Le problème, avec un milieu ultra-subventionné comme la culture, c’est qu’il a tout à perdre. Parce que prendre position contre le pire, c’est aussi prendre position pour le moins pire. Et malheureusement, ce n’est pas toujours le moins pire qui gagne ses élections, ce qui expose au danger de devoir ravaler ses paroles – et tous ses moyens de pression – après le jour fatidique du scrutin.
En fait, l’intérêt du milieu culturel pour les élections est gangrené par certains facteurs incontournables dans la conjoncture actuelle.

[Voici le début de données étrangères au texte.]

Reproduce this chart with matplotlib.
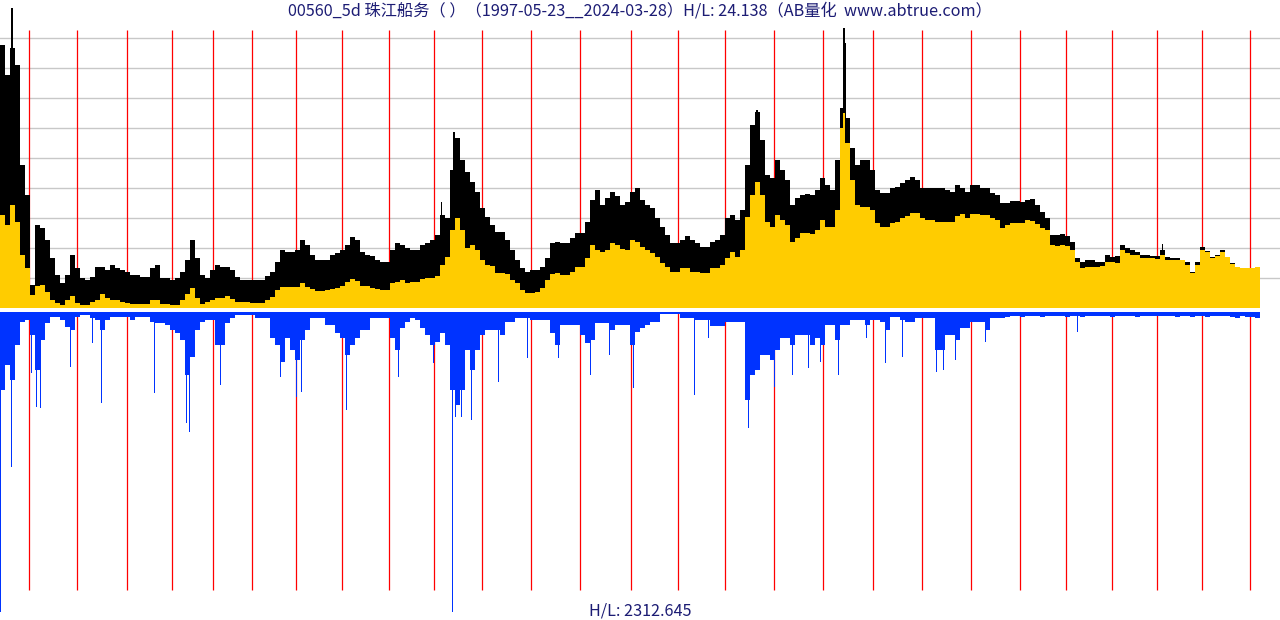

D’abord, dans la mouvance matérialiste qui s’amplifie depuis bon nombre d’années, le confort individuel est devenu une variable importante du choix entre l’action et l’assujettissement muet. C’est en partie la peur qui retient les artistes de se liguer, de sortir dans les rues. Ceux qui ont acquis un certain confort refusent de le mettre en jeu. Et ceux qui n’ont pas encore acquis ce confort ne veulent pas se mettre de bâtons dans les roues avant d’y arriver.
Oui, si on regarde derrière soi, on voit de jeunes hommes et femmes, nus sous leurs ponchos, barbe au menton et cheveux en broussaille, à cette époque bénie où la marijuana était encore inoffensive, sortir dans la rue pour un oui ou pour un non, manifestant plus ou moins pacifiquement en s’embrassant à bouche que veux-tu…
Oui, il fut une époque où il était de bon ton de se départir de ses biens terrestres, de faire un retour à la terre, de vivre en commune avec peu de moyens mais peu de frais. À cette époque révolue, le confort ne pesait pas lourd dans la balance. Or, combien d’artistes vivent encore à la douzaine, empilés dans une bicoque de fond de rang? Combien dorment dans le partage harmonieux d’un dortoir tapissé d’une pluie de fleurs irisées? Combien cultivent encore le rêve de cette commune libérée de toute entrave qui permette enfin l’épanouissement de chacun?
Les beaux rêves communaux se sont éteints, pour la plupart, ou alors mutés en entreprises plus ou moins florissantes. Après avoir libéré le sexe, après avoir vu mourir au bout d’une seringue quelques-uns de leurs idoles, après avoir vu se taire les artistes qui défendaient leurs idéaux, d’aucuns en viennent à la même conclusion. Au bout du compte, on ne peut que se regarder dans le miroir et se convaincre de se taire.
Le cynisme qui se répand comme une humeur noire au sein de la population englue AUSSI le milieu culturel. C’est une excuse un peu lâche, peut-être, mais avec tous les revers essuyés jusque-là, difficile de ne pas se retourner vers son nombril dans une attitude de repli narcissique ou de découragement – serions-nous en train de comprendre la mode des nombrils sertis?
Enfin, même si un artiste croit très fort en un projet, il est parfois difficile de le vendre à la population en général. Parlons-en aux artistes et aux artisans du milieu culturel qui se sont levés pour exiger la naissance du centre culturel du Mont-Jacob, il y a quelques années… L’appui n’a pas été facile à gagner, on s’en souviendra.
La cause culturelle est difficile à vendre. Ou difficile à acheter, ce qui, dans les faits, arrive au même résultat.
Pour sortir dans la rue et crier bien fort, il faut plus qu’un porte-voix. Il faut assurer ses arrières. Il faut avoir un point d’ancrage dans la population, une crédibilité à tout casser. Sans ce genre d’assise, le cosmos nous entendra avant le gouvernement – serions-nous en train de comprendre l’intérêt populaire pour les religions orientales?
Il est vrai qu’on peut s’émouvoir à la souvenance d’une époque où l’on se permettait de rêver. Et on peut s’inquiéter de l’apparente inaction du milieu culturel depuis le début de la campagne électorale. Or, les artisans de la culture sont-ils bien placés pour convaincre les candidats aux élections? Sans appui populaire, leurs efforts en valent-ils la peine? Ce n’est peut-être pas à eux d’alimenter le débat, mais à la population de crier haut et fort l’intérêt qu’elle porte à sa propre culture.